Druyan has been a fierce defender of her husband's legacy. She's passionate about scientific reasoning. Why would she go into business with Firmage? How could she do it?

Her answer: The new venture will not allow Firmage to advance his fringe theories. There is a specific legal agreement that prevents Firmage from doing so, she said.

"It unequivocally states that if I feel that Carl's legacy has in any way been besmirched by any statement made in the name of our company, then I walk and I'll take everything with me. Nothing less than that can protect the legacy," Druyan told me.

I asked her if this was an unholy alliance. She said no.

"Carl and I worked with a lot of people over the last few decades who had conventional religious beliefs that in some ways are as remote from what I believe as what Joe Firmage believes," she said. "I think we should give Joe Firmage a chance. That's what I'm going to do."

Firmage said, "I want to tread lightly." But he made clear that his new media company--he'll run the Web portal and Druyan will head the production studio--will deal with the kinds of theories that interest him.

"Will I use this media company to inequitably promote my view? No," he said. But he said it would "absolutely" deal, responsibly, with "science anomalies."

The "historic joint venture," as the press release puts it, is code-named Project Voyager. It has $23 million in venture capital behind it. I will admit that, despite reading the press release and talking to Firmage and Druyan, I remain a bit fuzzy on what this company will actually do. The press release calls it "a new kind of media network that intends to transform entertainment and learning drawn from the rapidly expanding knowledge base of science." The production studio will make TV shows and movies, which will be promoted on the Web site alongside news articles and other educational material. In the press release, Druyan says, "There is a hunger for myths, images and dreams that do justice to our radically altered sense of who, where and when we are . . . and where we might go and who we might become."


Firmage will be tempted to use his new company to promote his theories about breakthrough physics. He appears to believe that a small group of scientists has discovered a secret property of the universe that will someday allow us to extract limitless energy from the "vacuum" of space, build faster-than-light spaceships, and zip around the cosmos at the snap of a finger.

That imminent breakthrough could explain why aliens are here, snooping around, checking us out. They know we're about to go galactic. They want to give us the ground rules, maybe.

It's hard to know how much of this Firmage really believes and how much of it he is merely entertaining with his very open mind. But if humans and aliens get together soon in a formal way, Firmage wants to be at the table.

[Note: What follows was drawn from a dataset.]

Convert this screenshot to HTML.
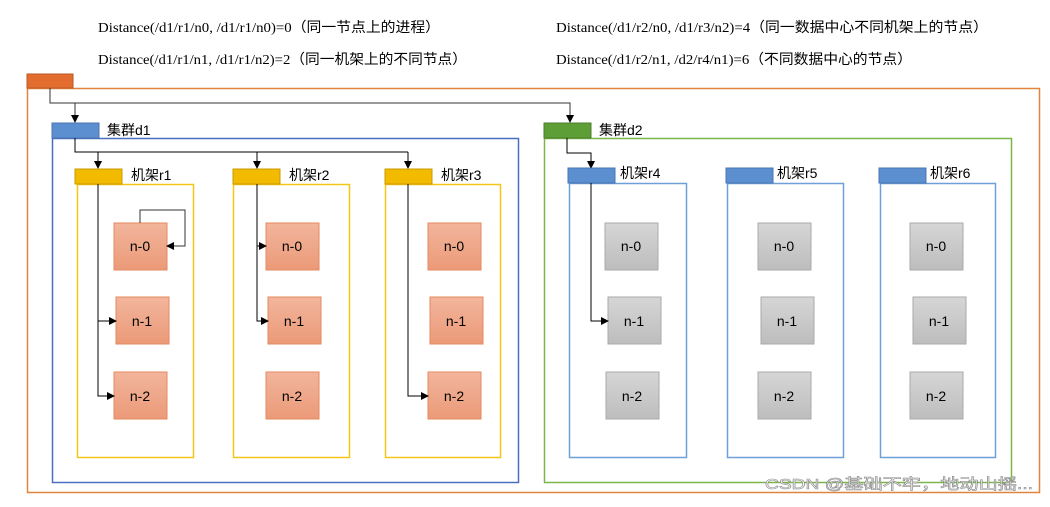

"I believe that the most economical explanation for some number of UFOs is extraterrestrial visitation," he said. "Ann disagrees with that view. Both of us agree to let science arbitrate."

Firmage has also been talking with the Planetary Society, which was founded by Sagan in 1980 to increase public support for space science. Some kind of business deal could be announced at any time. Firmage offers one thing to the keepers of the Sagan flame: money. He has been able to raise tens of millions of dollars in venture capital. What they offer Firmage, in turn, is a big shot of credibility.

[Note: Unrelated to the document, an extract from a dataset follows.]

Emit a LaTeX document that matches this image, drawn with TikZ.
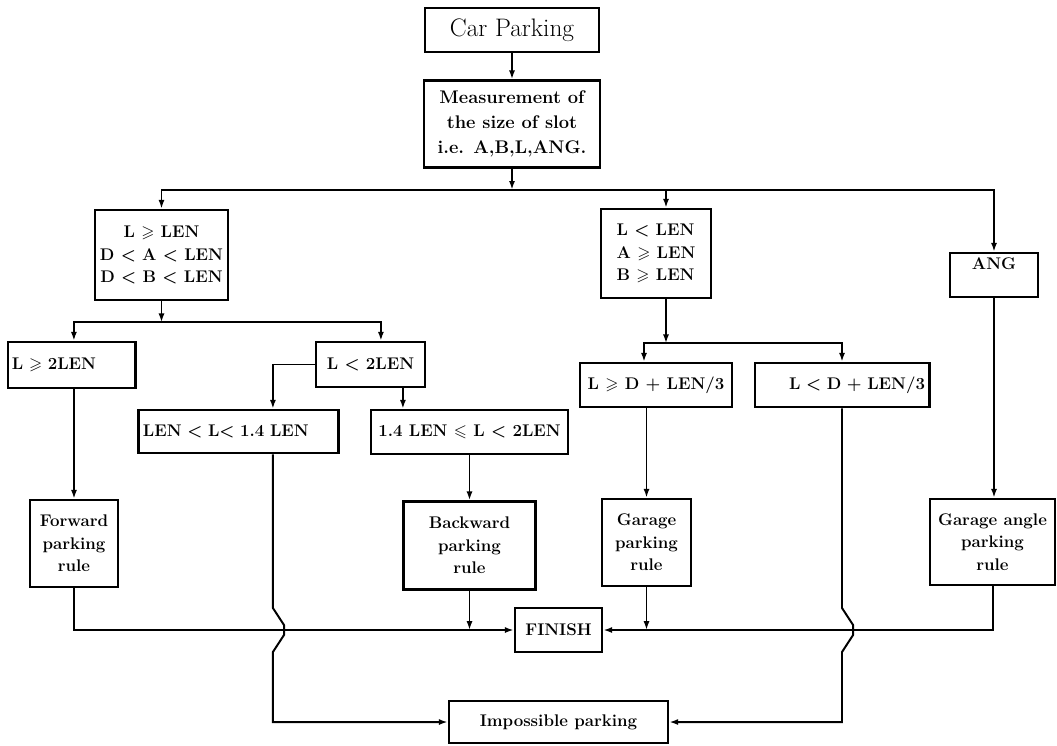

The SETI Institute, meanwhile, said no to Firmage. All these groups need the kind of money Firmage has, but they need their good reputations, too, and SETI, which takes on the already rather spectacular goal of detecting alien civilizations through scientific techniques, doesn't need to get mixed up with a UFO person.

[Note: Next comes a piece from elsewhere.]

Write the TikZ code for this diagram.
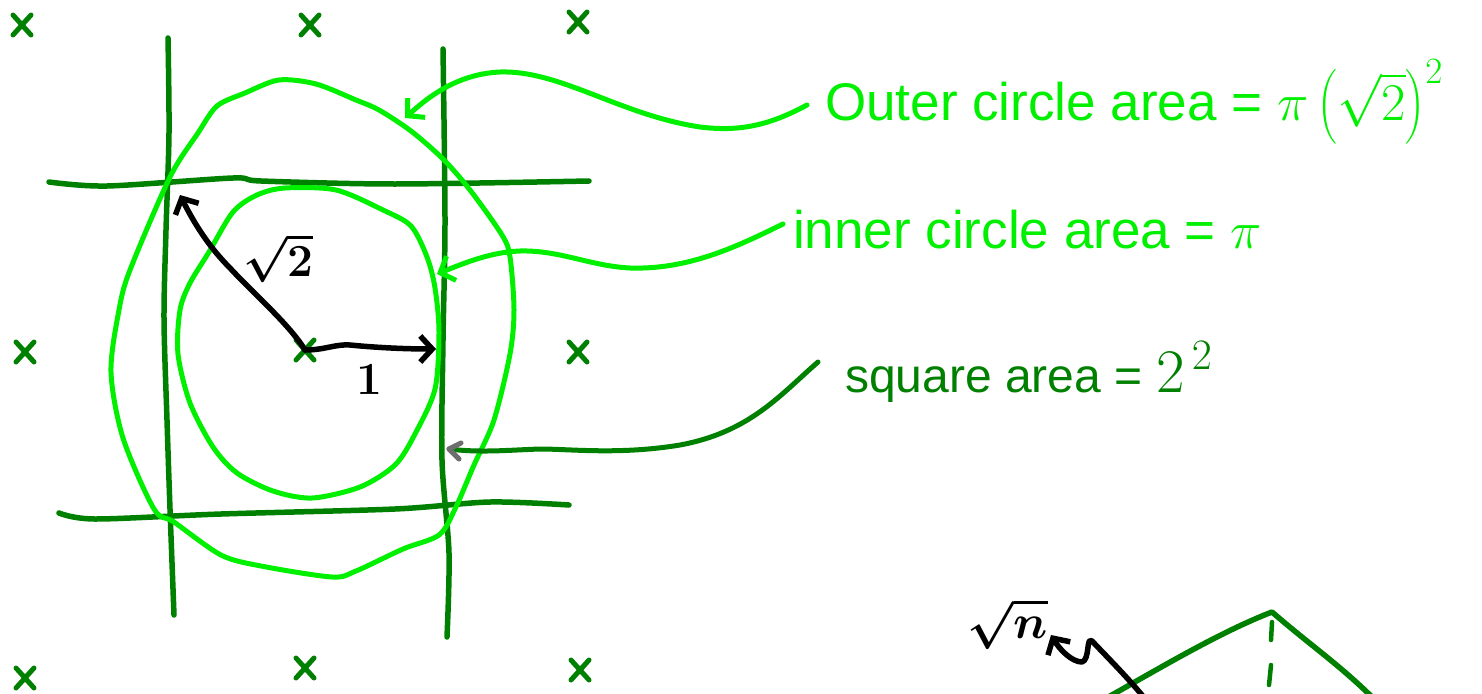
\RequirePackage{fix-cm}
\documentclass[tikz,border=0pt]{standalone}
\usepackage{amsmath}
\usepackage{fontspec}
\setmainfont{Liberation Sans}
\usetikzlibrary{arrows.meta}
\definecolor{dkgreen}{RGB}{0,128,0}
\definecolor{ltgreen}{RGB}{0,240,0}
\definecolor{tipgray}{RGB}{110,110,110}
\begin{document}
\begin{tikzpicture}[x=1pt,y=-1pt,
  line cap=round, line join=round,
  gridline/.style={draw=dkgreen, line width=5.5pt},
  circ/.style={draw=ltgreen, line width=5pt},
  blackarrow/.style={draw=black, line width=5.5pt, -{Straight Barb[length=12pt,width=26pt]}},
  leaderlt/.style={draw=ltgreen, line width=5pt, -{Straight Barb[length=12pt,width=26pt]}},
  leaderdk/.style={draw=dkgreen, line width=5pt},
  labellt/.style={text=ltgreen, anchor=base west, inner sep=0pt, font=\fontsize{53}{58}\selectfont},
  labeldk/.style={text=dkgreen, anchor=base west, inner sep=0pt, font=\fontsize{48}{52}\selectfont},
  mathlabel/.style={text=black, inner sep=0pt, font=\fontsize{46}{50}\selectfont\boldmath},
  xmark/.pic={\draw[dkgreen, line width=5pt] (-9,-10) -- (9,10) (-9,10) -- (9,-10);}
]
\useasboundingbox (0,0) rectangle (1482,693);
\fill[white] (0,0) rectangle (1482,693);

% cross marks
\foreach \px/\py in {22/25, 310/25, 578/22, 25/352, 578/352, 25/678, 305/668, 580/670}
  \pic at (\px,\py) {xmark};
\coordinate (O) at (305,350);
\pic at (O) {xmark};

% grid lines
\draw[gridline] plot[smooth] coordinates {(168,38) (169,133) (166,230) (164,319) (167,420) (170,509) (174,615)};
\draw[gridline] plot[smooth] coordinates {(443,49) (445,221) (443,340) (442,460) (449,553) (447,637)};
\draw[gridline] plot[smooth] coordinates {(49,182) (107,186) (233,178) (261,181) (395,184) (589,181)};
\draw[gridline] plot[smooth] coordinates {(59,513) (95,519) (221,514) (395,509) (490,502) (569,505)};

% outer circle
\draw[circ] plot[smooth cycle] coordinates {(279,80) (316,84) (356,100) (379,110) (411,131) (443,159) (470,190) (502,235) (510,257) (514,310) (510,354) (494,420) (474,465) (455,509) (439,535) (403,549) (356,571) (332,577) (261,566) (221,555) (174,522) (154,509) (123,438) (111,372) (119,310) (130,270) (170,177) (198,133) (217,106) (245,93)};

% inner circle
\draw[circ] plot[smooth cycle] coordinates {(285,188) (336,190) (383,210) (411,226) (427,257) (435,288) (439,332) (435,389) (415,434) (395,465) (360,487) (312,498) (273,491) (237,473) (213,447) (190,403) (178,354) (180,310) (190,283) (209,252) (233,212) (257,195)};

% radius arrows
\coordinate (C1) at (180,195);
\coordinate (C2) at (436,349);
\draw[blackarrow] (O) .. controls (290,325) and (250,290) .. (230,268) .. controls (210,248) and (195,225) .. (C1);
\draw[blackarrow] (O) .. controls (325,350) and (335,344) .. (350,345) .. controls (380,348) and (410,349) .. (C2);
\node[mathlabel] (r2) at (278,258) {$\sqrt{2}$};
\node[mathlabel] (r1) at (369,380) {$1$};

% labels
\node[labellt] (outer) at (825,120) {Outer circle area = $\pi\left(\sqrt{2}\right)^{2}$};
\node[labellt] (inner) at (793,248) {inner circle area = $\pi$};
\node[labeldk] (square) at (845,392) {square area = {\fontsize{62}{66}\selectfont$2^{\,2}$}};

% leaders
\coordinate (outerpt) at (405,118);
\coordinate (innerpt) at (437,274);
\coordinate (squarept) at (449,449);
\draw[leaderlt] ([xshift=-18pt]outer.west |- 0,105) .. controls (770,125) and (740,132) .. (700,127) .. controls (620,115) and (560,70) .. (500,72) .. controls (455,74) and (425,100) .. (outerpt);
\draw[leaderlt] ([xshift=-10pt]inner.west |- 0,224) .. controls (740,245) and (690,270) .. (630,268) .. controls (590,266) and (560,250) .. (520,251) .. controls (490,252) and (462,264) .. (innerpt);
\draw[leaderdk] ([xshift=-27pt]square.west |- 0,362) .. controls (780,395) and (750,432) .. (680,445) .. controls (620,455) and (570,449) .. (540,449) .. controls (510,450) and (480,453) .. (squarept);
\draw[tipgray, line width=5pt] (461,443) -- (squarept) -- (459,459);

% bottom right sketch
\coordinate (peak) at (1272,612);
\draw[gridline] (1103,700) .. controls (1160,668) and (1220,632) .. (peak) .. controls (1310,645) and (1340,665) .. (1375,700);
\draw[draw=dkgreen, line width=4.5pt] (1272,622) -- (1271,640) (1271,665) -- (1269,685);
\node[mathlabel, font=\fontsize{48}{52}\selectfont\boldmath] (sqn) at (1008,624) {$\sqrt{n}$};
\coordinate (sqnpt) at (1051,635);
\draw[blackarrow] (1146,700) .. controls (1130,680) and (1110,660) .. (1092,641) .. controls (1086,636) and (1090,660) .. (1082,662) .. controls (1072,662) and (1060,650) .. (sqnpt);
\end{tikzpicture}
\end{document}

Sagan's longtime friend and colleague Frank Drake, head of the SETI Institute, told me that a deal with Firmage's firm could have meant sizable streams of revenue coming into his organization. But it wasn't the right thing to do.

"Any connection with Firmage, no matter what disclaimers you put on your site, people will take this as an endorsement of the views of Firmage. This would damage our image in the minds of many of our scientific colleagues and members of the general public, including major donors who support us," Drake said.

There is a thought I've clung to as I've ruminated about this latest move by Firmage. It is that Sagan's legacy isn't up for grabs, no matter who strikes what deal. Sagan's name can't be bought. He put his ideas on the record. He wrote books. The books had readers, and those readers are not stupid.

We know the difference between Carl Sagan and Joe Firmage.